Exercise requirements:
Without including any images, repeat the data exactly.

-- start of Material provided --

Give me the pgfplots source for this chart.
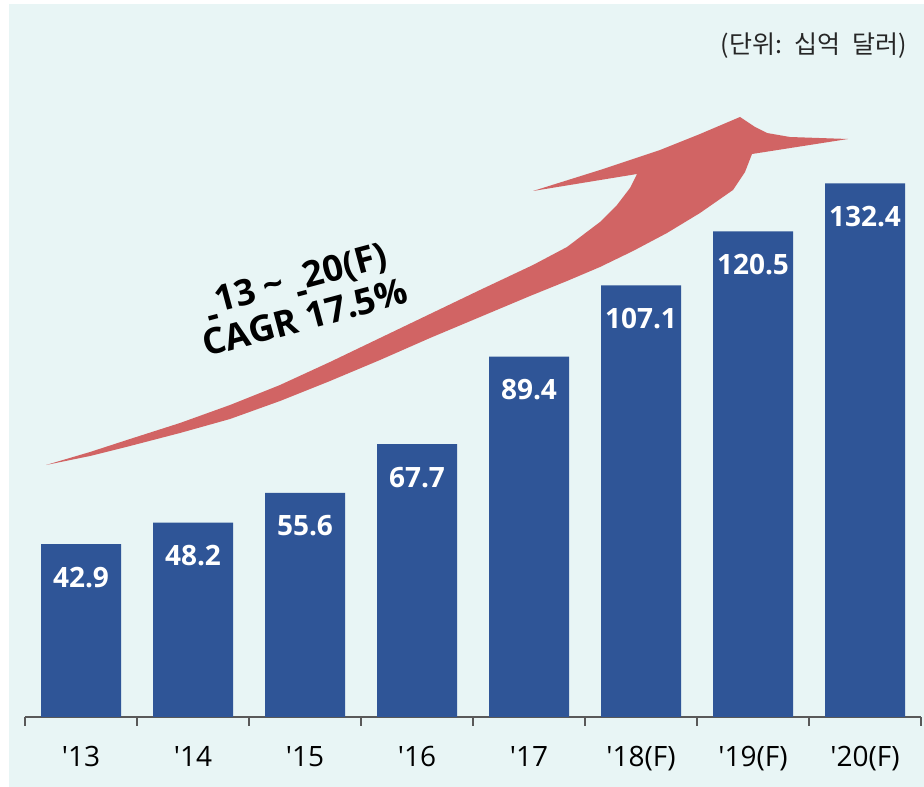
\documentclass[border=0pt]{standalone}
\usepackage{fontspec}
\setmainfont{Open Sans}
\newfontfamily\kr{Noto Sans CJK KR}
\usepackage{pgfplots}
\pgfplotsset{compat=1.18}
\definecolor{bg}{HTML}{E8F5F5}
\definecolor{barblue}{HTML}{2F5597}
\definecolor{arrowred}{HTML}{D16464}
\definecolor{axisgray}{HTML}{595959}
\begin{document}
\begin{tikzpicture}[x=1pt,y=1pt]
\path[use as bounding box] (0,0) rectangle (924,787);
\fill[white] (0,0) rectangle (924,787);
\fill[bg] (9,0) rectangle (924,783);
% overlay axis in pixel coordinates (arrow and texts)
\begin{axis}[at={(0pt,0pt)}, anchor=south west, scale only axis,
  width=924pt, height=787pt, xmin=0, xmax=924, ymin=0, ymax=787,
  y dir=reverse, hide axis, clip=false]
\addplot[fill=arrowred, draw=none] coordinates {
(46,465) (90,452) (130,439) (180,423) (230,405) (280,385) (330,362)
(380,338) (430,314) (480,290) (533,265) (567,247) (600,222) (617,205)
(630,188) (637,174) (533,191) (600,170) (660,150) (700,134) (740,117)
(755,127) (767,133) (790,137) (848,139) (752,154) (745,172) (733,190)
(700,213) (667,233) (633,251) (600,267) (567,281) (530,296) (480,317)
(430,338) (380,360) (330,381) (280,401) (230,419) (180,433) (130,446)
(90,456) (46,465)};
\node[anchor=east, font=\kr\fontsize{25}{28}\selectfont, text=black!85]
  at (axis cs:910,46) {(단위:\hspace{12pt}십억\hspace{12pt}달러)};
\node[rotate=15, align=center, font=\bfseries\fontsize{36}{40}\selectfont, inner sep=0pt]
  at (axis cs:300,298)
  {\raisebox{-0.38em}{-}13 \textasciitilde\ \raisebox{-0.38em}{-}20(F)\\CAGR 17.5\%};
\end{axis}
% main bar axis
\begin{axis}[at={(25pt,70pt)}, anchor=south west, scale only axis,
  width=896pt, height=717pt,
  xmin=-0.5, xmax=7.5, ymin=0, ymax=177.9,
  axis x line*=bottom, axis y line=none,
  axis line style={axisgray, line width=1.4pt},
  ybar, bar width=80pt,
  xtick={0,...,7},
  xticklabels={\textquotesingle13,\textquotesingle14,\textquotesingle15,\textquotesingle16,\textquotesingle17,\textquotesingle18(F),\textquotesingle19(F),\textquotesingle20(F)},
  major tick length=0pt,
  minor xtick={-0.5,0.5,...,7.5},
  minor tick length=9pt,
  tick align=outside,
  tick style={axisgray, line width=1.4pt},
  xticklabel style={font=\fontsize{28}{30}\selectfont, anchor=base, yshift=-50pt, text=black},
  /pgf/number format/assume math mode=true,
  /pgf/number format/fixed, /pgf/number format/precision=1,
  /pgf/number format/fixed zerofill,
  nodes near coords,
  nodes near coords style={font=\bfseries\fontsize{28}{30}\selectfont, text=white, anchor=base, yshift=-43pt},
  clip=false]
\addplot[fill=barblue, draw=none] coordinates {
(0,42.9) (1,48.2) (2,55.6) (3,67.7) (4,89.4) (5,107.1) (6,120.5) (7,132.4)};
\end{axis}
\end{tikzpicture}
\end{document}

-- end of Material provided --

The answer:
Give me the pgfplots source for this chart.
\documentclass[border=0pt]{standalone}
\usepackage{fontspec}
\setmainfont{Open Sans}
\newfontfamily\kr{Noto Sans CJK KR}
\usepackage{pgfplots}
\pgfplotsset{compat=1.18}
\definecolor{bg}{HTML}{E8F5F5}
\definecolor{barblue}{HTML}{2F5597}
\definecolor{arrowred}{HTML}{D16464}
\definecolor{axisgray}{HTML}{595959}
\begin{document}
\begin{tikzpicture}[x=1pt,y=1pt]
\path[use as bounding box] (0,0) rectangle (924,787);
\fill[white] (0,0) rectangle (924,787);
\fill[bg] (9,0) rectangle (924,783);
% overlay axis in pixel coordinates (arrow and texts)
\begin{axis}[at={(0pt,0pt)}, anchor=south west, scale only axis,
  width=924pt, height=787pt, xmin=0, xmax=924, ymin=0, ymax=787,
  y dir=reverse, hide axis, clip=false]
\addplot[fill=arrowred, draw=none] coordinates {
(46,465) (90,452) (130,439) (180,423) (230,405) (280,385) (330,362)
(380,338) (430,314) (480,290) (533,265) (567,247) (600,222) (617,205)
(630,188) (637,174) (533,191) (600,170) (660,150) (700,134) (740,117)
(755,127) (767,133) (790,137) (848,139) (752,154) (745,172) (733,190)
(700,213) (667,233) (633,251) (600,267) (567,281) (530,296) (480,317)
(430,338) (380,360) (330,381) (280,401) (230,419) (180,433) (130,446)
(90,456) (46,465)};
\node[anchor=east, font=\kr\fontsize{25}{28}\selectfont, text=black!85]
  at (axis cs:910,46) {(단위:\hspace{12pt}십억\hspace{12pt}달러)};
\node[rotate=15, align=center, font=\bfseries\fontsize{36}{40}\selectfont, inner sep=0pt]
  at (axis cs:300,298)
  {\raisebox{-0.38em}{-}13 \textasciitilde\ \raisebox{-0.38em}{-}20(F)\\CAGR 17.5\%};
\end{axis}
% main bar axis
\begin{axis}[at={(25pt,70pt)}, anchor=south west, scale only axis,
  width=896pt, height=717pt,
  xmin=-0.5, xmax=7.5, ymin=0, ymax=177.9,
  axis x line*=bottom, axis y line=none,
  axis line style={axisgray, line width=1.4pt},
  ybar, bar width=80pt,
  xtick={0,...,7},
  xticklabels={\textquotesingle13,\textquotesingle14,\textquotesingle15,\textquotesingle16,\textquotesingle17,\textquotesingle18(F),\textquotesingle19(F),\textquotesingle20(F)},
  major tick length=0pt,
  minor xtick={-0.5,0.5,...,7.5},
  minor tick length=9pt,
  tick align=outside,
  tick style={axisgray, line width=1.4pt},
  xticklabel style={font=\fontsize{28}{30}\selectfont, anchor=base, yshift=-50pt, text=black},
  /pgf/number format/assume math mode=true,
  /pgf/number format/fixed, /pgf/number format/precision=1,
  /pgf/number format/fixed zerofill,
  nodes near coords,
  nodes near coords style={font=\bfseries\fontsize{28}{30}\selectfont, text=white, anchor=base, yshift=-43pt},
  clip=false]
\addplot[fill=barblue, draw=none] coordinates {
(0,42.9) (1,48.2) (2,55.6) (3,67.7) (4,89.4) (5,107.1) (6,120.5) (7,132.4)};
\end{axis}
\end{tikzpicture}
\end{document}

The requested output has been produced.